● WORK TO BE COMPLETED
Output the material below unchanged, apart from leaving out the pictures.

● INFORMATION SHOWN
- - -

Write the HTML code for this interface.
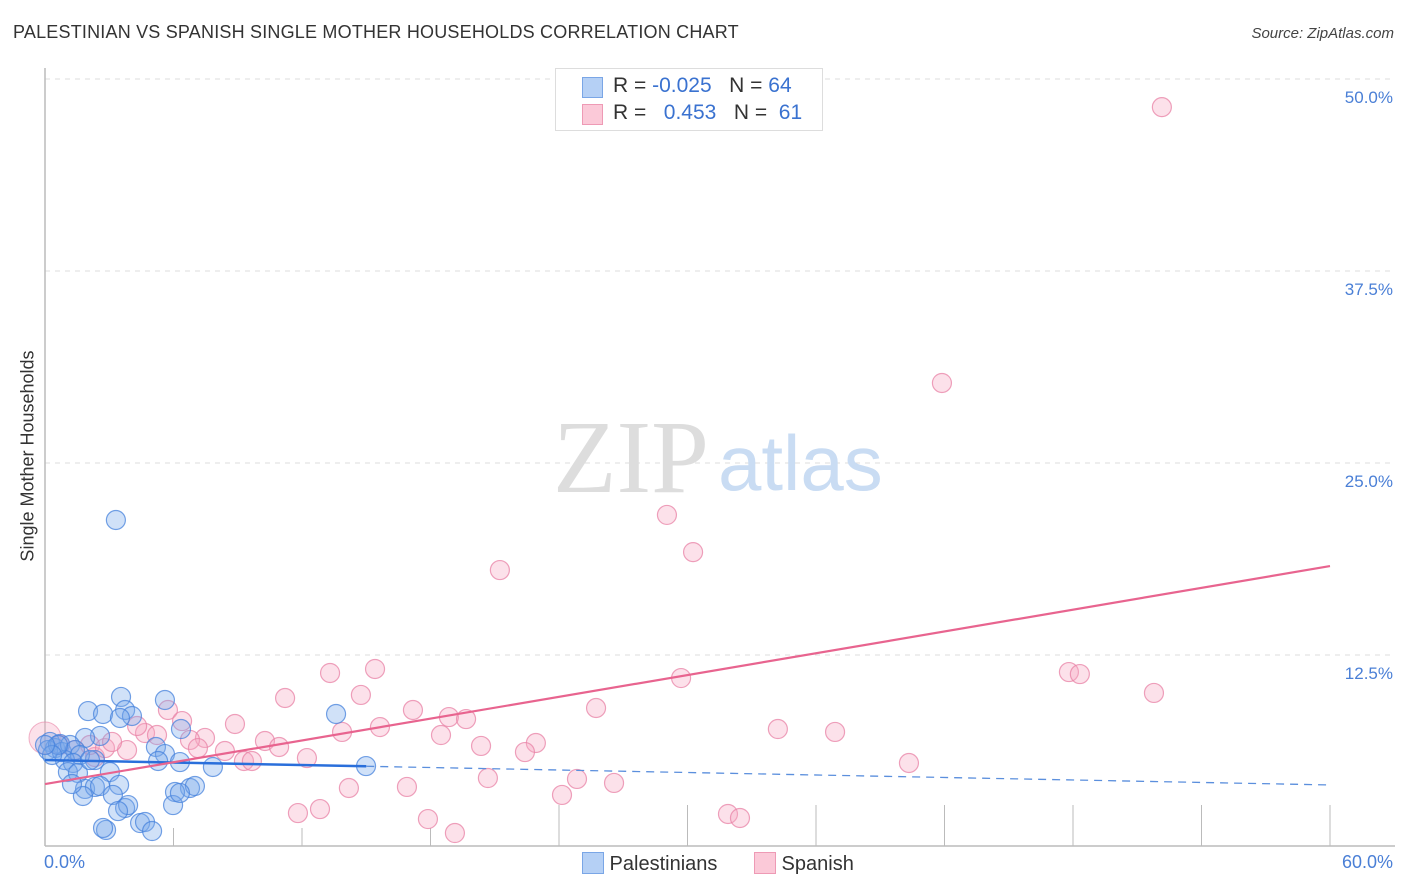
<!DOCTYPE html>
<html><head><meta charset="utf-8"><style>
body{margin:0;background:#fff;font-family:"Liberation Sans",sans-serif;}
#wrap{position:relative;width:1406px;height:892px;overflow:hidden}
.t{position:absolute;white-space:nowrap}
</style></head><body>
<div id="wrap">
<div class="t" style="left:13px;top:22px;font-size:18px;letter-spacing:0.2px;color:#333">PALESTINIAN VS SPANISH SINGLE MOTHER HOUSEHOLDS CORRELATION CHART</div>
<div class="t" style="right:12px;top:25px;font-size:15px;color:#444;font-style:italic">Source: ZipAtlas.com</div>
<svg id="svg" width="1406" height="892" style="position:absolute;left:0;top:0"></svg>
</div>
<script>
const xTicks=[0,6,12,18,24,30,36,42,48,54,60];
const yTicks=[12.5,25,37.5,50];
const yTickLabels=["12.5%","25.0%","37.5%","50.0%"];
const palX=[3.31,3.55,5.60,2.01,2.71,3.74,4.06,13.59,6.35,2.57,1.87,5.18,3.50,5.60,6.30,5.28,7.84,14.99,2.33,0.23,0.47,0.70,0.14,0.79,1.17,1.40,1.63,0.93,1.31,1.07,1.54,2.10,3.03,3.46,1.87,2.33,2.57,3.17,1.77,1.26,6.77,7.00,6.07,5.98,3.74,3.88,3.41,4.44,4.67,2.85,5.00,2.71,6.30,0.61,0.33,0.0];
const palY=[21.29,9.77,9.57,8.85,8.66,8.92,8.53,8.66,7.68,7.23,7.10,6.51,8.40,6.05,5.53,5.60,5.21,5.27,5.66,6.84,6.44,6.71,6.31,6.18,6.64,6.31,5.99,5.66,5.47,4.88,4.82,5.66,4.88,4.04,3.78,3.91,3.97,3.39,3.32,4.10,3.84,3.97,3.58,2.73,2.54,2.73,2.34,1.56,1.63,1.11,1.04,1.24,3.52,6.64,5.99,6.64];
const spaX=[52.15,41.88,29.04,30.26,21.24,15.41,13.31,29.70,47.81,48.32,51.78,11.21,14.75,17.18,25.73,18.86,19.66,5.74,6.40,8.87,15.64,13.87,18.49,34.22,36.89,4.67,5.23,10.27,7.47,6.77,8.40,10.93,7.14,3.83,20.36,22.92,22.41,12.23,9.29,9.66,40.34,20.68,24.84,26.57,16.90,14.19,24.14,12.84,11.81,31.89,32.45,17.88,19.14,0.70,1.40,2.33,2.10,2.80,3.13,4.30];
const spaY=[48.17,30.21,21.62,19.20,18.03,11.59,11.33,11.00,11.39,11.26,10.03,9.70,9.90,8.92,9.05,8.46,8.33,8.92,8.20,8.01,7.81,7.49,7.29,7.68,7.49,7.42,7.29,6.90,7.10,6.97,6.25,6.51,6.44,6.31,6.58,6.77,6.18,5.79,5.60,5.60,5.47,4.49,4.43,4.17,3.91,3.84,3.39,2.47,2.21,2.15,1.89,1.82,0.91,6.64,6.31,5.86,6.64,6.44,6.84,7.88];
const palTrend=[5.66,4.04]; const palSolidEnd=15;
const spaTrend=[4.10,18.29];
const sx=v=>45+v/60*1285, sy=v=>847-v/12.5*192;
const svg=document.getElementById('svg');const NS='http://www.w3.org/2000/svg';
function mk(tag,at,parent){const e=document.createElementNS(NS,tag);for(const k in at)e.setAttribute(k,at[k]);(parent||svg).appendChild(e);return e;}
yTicks.forEach((v,i)=>{
 const g=mk('line',{x1:45,x2:1395,y1:sy(v),y2:sy(v),stroke:'#ddd','stroke-dasharray':'5,5'});
 
 
 const t=mk('text',{x:1393,y:sy(v)+24,'text-anchor':'end','font-size':17,fill:'#4a7fd6','font-family':'Liberation Sans'});t.textContent=yTickLabels[i];
 
 
});
const ax=mk('line',{x1:45,x2:45,y1:68,y2:846,stroke:'#bbb','stroke-width':1.5});


const bx=mk('line',{x1:45,x2:1395,y1:846,y2:846,stroke:'#bbb','stroke-width':1.5});


xTicks.forEach(v=>{const tk=mk('line',{x1:sx(v),x2:sx(v),y1:v<=18?828:805,y2:846,stroke:'#bbb'});
 
 });
const wm1=mk('text',{x:553,y:492,'font-size':104,fill:'#ddd','font-family':'Liberation Serif'});wm1.textContent='ZIP';


const wm2=mk('text',{x:718,y:490,'font-size':78,fill:'#c9dcf3','font-family':'Liberation Sans'});wm2.textContent='atlas';


const big=mk('circle',{cx:sx(0),cy:sy(7.1),r:16,fill:'rgba(245,170,195,0.35)',stroke:'rgba(232,130,165,0.6)','stroke-width':1});


spaX.forEach((x,i)=>{const c=mk('circle',{cx:sx(x),cy:sy(spaY[i]),r:9.5,fill:'rgba(245,170,195,0.35)',stroke:'rgba(232,130,165,0.75)','stroke-width':1.2});
 
 });
palX.forEach((x,i)=>{const c=mk('circle',{cx:sx(x),cy:sy(palY[i]),r:9.5,fill:'rgba(120,170,235,0.35)',stroke:'rgba(70,130,220,0.75)','stroke-width':1.2});
 
 });
const pm=palTrend[0]+(palTrend[1]-palTrend[0])*palSolidEnd/60;
const l1=mk('line',{x1:sx(0),y1:sy(palTrend[0]),x2:sx(palSolidEnd),y2:sy(pm),stroke:'#2a6fdb','stroke-width':2.5});


const l2=mk('line',{x1:sx(palSolidEnd),y1:sy(pm),x2:sx(60),y2:sy(palTrend[1]),stroke:'#5b8fdd','stroke-width':1.3,'stroke-dasharray':'8,6'});


const l3=mk('line',{x1:sx(0),y1:sy(spaTrend[0]),x2:sx(60),y2:sy(spaTrend[1]),stroke:'#e8648f','stroke-width':2.2});


</script>
<div class="t" style="left:44px;top:852px;font-size:18px;color:#4a7fd6">0.0%</div>
<div class="t" style="right:13px;top:852px;font-size:18px;color:#4a7fd6">60.0%</div>
<div class="t" style="left:28px;top:456px;font-size:18px;color:#333;transform:translate(-50%,-50%) rotate(-90deg)">Single Mother Households</div>
<div style="position:absolute;left:555px;top:68px;width:266px;height:61px;border:1px solid #ddd;background:#fff;font-size:21px;color:#333">
 <div style="position:absolute;left:26px;top:8px;width:19px;height:19px;background:#b5d0f5;border:1px solid #7aa6e6"></div>
 <div class="t" style="left:57px;top:5px">R = <span style="color:#3a72d0">-0.025</span>&nbsp;&nbsp;&nbsp;N = <span style="color:#3a72d0">64</span></div>
 <div style="position:absolute;left:26px;top:35px;width:19px;height:19px;background:#fbc9d8;border:1px solid #ee9ab5"></div>
 <div class="t" style="left:57px;top:32px">R = &nbsp;&nbsp;<span style="color:#3a72d0">0.453</span>&nbsp;&nbsp;&nbsp;N = &nbsp;<span style="color:#3a72d0">61</span></div>
</div>
<div style="position:absolute;left:582px;top:852px;font-size:20px;color:#333">
 <div style="position:absolute;left:0;top:0;white-space:nowrap"><span style="display:inline-block;width:20px;height:20px;background:#b5d0f5;border:1px solid #7aa6e6;vertical-align:-4px"></span> Palestinians</div>
 <div style="position:absolute;left:172px;top:0;white-space:nowrap"><span style="display:inline-block;width:20px;height:20px;background:#fbc9d8;border:1px solid #ee9ab5;vertical-align:-4px"></span> Spanish</div>
</div>
</body></html>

- - -

● THE REPLY
Write the HTML code for this interface.
<!DOCTYPE html>
<html><head><meta charset="utf-8"><style>
body{margin:0;background:#fff;font-family:"Liberation Sans",sans-serif;}
#wrap{position:relative;width:1406px;height:892px;overflow:hidden}
.t{position:absolute;white-space:nowrap}
</style></head><body>
<div id="wrap">
<div class="t" style="left:13px;top:22px;font-size:18px;letter-spacing:0.2px;color:#333">PALESTINIAN VS SPANISH SINGLE MOTHER HOUSEHOLDS CORRELATION CHART</div>
<div class="t" style="right:12px;top:25px;font-size:15px;color:#444;font-style:italic">Source: ZipAtlas.com</div>
<svg id="svg" width="1406" height="892" style="position:absolute;left:0;top:0"></svg>
</div>
<script>
const xTicks=[0,6,12,18,24,30,36,42,48,54,60];
const yTicks=[12.5,25,37.5,50];
const yTickLabels=["12.5%","25.0%","37.5%","50.0%"];
const palX=[3.31,3.55,5.60,2.01,2.71,3.74,4.06,13.59,6.35,2.57,1.87,5.18,3.50,5.60,6.30,5.28,7.84,14.99,2.33,0.23,0.47,0.70,0.14,0.79,1.17,1.40,1.63,0.93,1.31,1.07,1.54,2.10,3.03,3.46,1.87,2.33,2.57,3.17,1.77,1.26,6.77,7.00,6.07,5.98,3.74,3.88,3.41,4.44,4.67,2.85,5.00,2.71,6.30,0.61,0.33,0.0];
const palY=[21.29,9.77,9.57,8.85,8.66,8.92,8.53,8.66,7.68,7.23,7.10,6.51,8.40,6.05,5.53,5.60,5.21,5.27,5.66,6.84,6.44,6.71,6.31,6.18,6.64,6.31,5.99,5.66,5.47,4.88,4.82,5.66,4.88,4.04,3.78,3.91,3.97,3.39,3.32,4.10,3.84,3.97,3.58,2.73,2.54,2.73,2.34,1.56,1.63,1.11,1.04,1.24,3.52,6.64,5.99,6.64];
const spaX=[52.15,41.88,29.04,30.26,21.24,15.41,13.31,29.70,47.81,48.32,51.78,11.21,14.75,17.18,25.73,18.86,19.66,5.74,6.40,8.87,15.64,13.87,18.49,34.22,36.89,4.67,5.23,10.27,7.47,6.77,8.40,10.93,7.14,3.83,20.36,22.92,22.41,12.23,9.29,9.66,40.34,20.68,24.84,26.57,16.90,14.19,24.14,12.84,11.81,31.89,32.45,17.88,19.14,0.70,1.40,2.33,2.10,2.80,3.13,4.30];
const spaY=[48.17,30.21,21.62,19.20,18.03,11.59,11.33,11.00,11.39,11.26,10.03,9.70,9.90,8.92,9.05,8.46,8.33,8.92,8.20,8.01,7.81,7.49,7.29,7.68,7.49,7.42,7.29,6.90,7.10,6.97,6.25,6.51,6.44,6.31,6.58,6.77,6.18,5.79,5.60,5.60,5.47,4.49,4.43,4.17,3.91,3.84,3.39,2.47,2.21,2.15,1.89,1.82,0.91,6.64,6.31,5.86,6.64,6.44,6.84,7.88];
const palTrend=[5.66,4.04]; const palSolidEnd=15;
const spaTrend=[4.10,18.29];
const sx=v=>45+v/60*1285, sy=v=>847-v/12.5*192;
const svg=document.getElementById('svg');const NS='http://www.w3.org/2000/svg';
function mk(tag,at,parent){const e=document.createElementNS(NS,tag);for(const k in at)e.setAttribute(k,at[k]);(parent||svg).appendChild(e);return e;}
yTicks.forEach((v,i)=>{
 const g=mk('line',{x1:45,x2:1395,y1:sy(v),y2:sy(v),stroke:'#ddd','stroke-dasharray':'5,5'});
 
 
 const t=mk('text',{x:1393,y:sy(v)+24,'text-anchor':'end','font-size':17,fill:'#4a7fd6','font-family':'Liberation Sans'});t.textContent=yTickLabels[i];
 
 
});
const ax=mk('line',{x1:45,x2:45,y1:68,y2:846,stroke:'#bbb','stroke-width':1.5});


const bx=mk('line',{x1:45,x2:1395,y1:846,y2:846,stroke:'#bbb','stroke-width':1.5});


xTicks.forEach(v=>{const tk=mk('line',{x1:sx(v),x2:sx(v),y1:v<=18?828:805,y2:846,stroke:'#bbb'});
 
 });
const wm1=mk('text',{x:553,y:492,'font-size':104,fill:'#ddd','font-family':'Liberation Serif'});wm1.textContent='ZIP';


const wm2=mk('text',{x:718,y:490,'font-size':78,fill:'#c9dcf3','font-family':'Liberation Sans'});wm2.textContent='atlas';


const big=mk('circle',{cx:sx(0),cy:sy(7.1),r:16,fill:'rgba(245,170,195,0.35)',stroke:'rgba(232,130,165,0.6)','stroke-width':1});


spaX.forEach((x,i)=>{const c=mk('circle',{cx:sx(x),cy:sy(spaY[i]),r:9.5,fill:'rgba(245,170,195,0.35)',stroke:'rgba(232,130,165,0.75)','stroke-width':1.2});
 
 });
palX.forEach((x,i)=>{const c=mk('circle',{cx:sx(x),cy:sy(palY[i]),r:9.5,fill:'rgba(120,170,235,0.35)',stroke:'rgba(70,130,220,0.75)','stroke-width':1.2});
 
 });
const pm=palTrend[0]+(palTrend[1]-palTrend[0])*palSolidEnd/60;
const l1=mk('line',{x1:sx(0),y1:sy(palTrend[0]),x2:sx(palSolidEnd),y2:sy(pm),stroke:'#2a6fdb','stroke-width':2.5});


const l2=mk('line',{x1:sx(palSolidEnd),y1:sy(pm),x2:sx(60),y2:sy(palTrend[1]),stroke:'#5b8fdd','stroke-width':1.3,'stroke-dasharray':'8,6'});


const l3=mk('line',{x1:sx(0),y1:sy(spaTrend[0]),x2:sx(60),y2:sy(spaTrend[1]),stroke:'#e8648f','stroke-width':2.2});


</script>
<div class="t" style="left:44px;top:852px;font-size:18px;color:#4a7fd6">0.0%</div>
<div class="t" style="right:13px;top:852px;font-size:18px;color:#4a7fd6">60.0%</div>
<div class="t" style="left:28px;top:456px;font-size:18px;color:#333;transform:translate(-50%,-50%) rotate(-90deg)">Single Mother Households</div>
<div style="position:absolute;left:555px;top:68px;width:266px;height:61px;border:1px solid #ddd;background:#fff;font-size:21px;color:#333">
 <div style="position:absolute;left:26px;top:8px;width:19px;height:19px;background:#b5d0f5;border:1px solid #7aa6e6"></div>
 <div class="t" style="left:57px;top:5px">R = <span style="color:#3a72d0">-0.025</span>&nbsp;&nbsp;&nbsp;N = <span style="color:#3a72d0">64</span></div>
 <div style="position:absolute;left:26px;top:35px;width:19px;height:19px;background:#fbc9d8;border:1px solid #ee9ab5"></div>
 <div class="t" style="left:57px;top:32px">R = &nbsp;&nbsp;<span style="color:#3a72d0">0.453</span>&nbsp;&nbsp;&nbsp;N = &nbsp;<span style="color:#3a72d0">61</span></div>
</div>
<div style="position:absolute;left:582px;top:852px;font-size:20px;color:#333">
 <div style="position:absolute;left:0;top:0;white-space:nowrap"><span style="display:inline-block;width:20px;height:20px;background:#b5d0f5;border:1px solid #7aa6e6;vertical-align:-4px"></span> Palestinians</div>
 <div style="position:absolute;left:172px;top:0;white-space:nowrap"><span style="display:inline-block;width:20px;height:20px;background:#fbc9d8;border:1px solid #ee9ab5;vertical-align:-4px"></span> Spanish</div>
</div>
</body></html>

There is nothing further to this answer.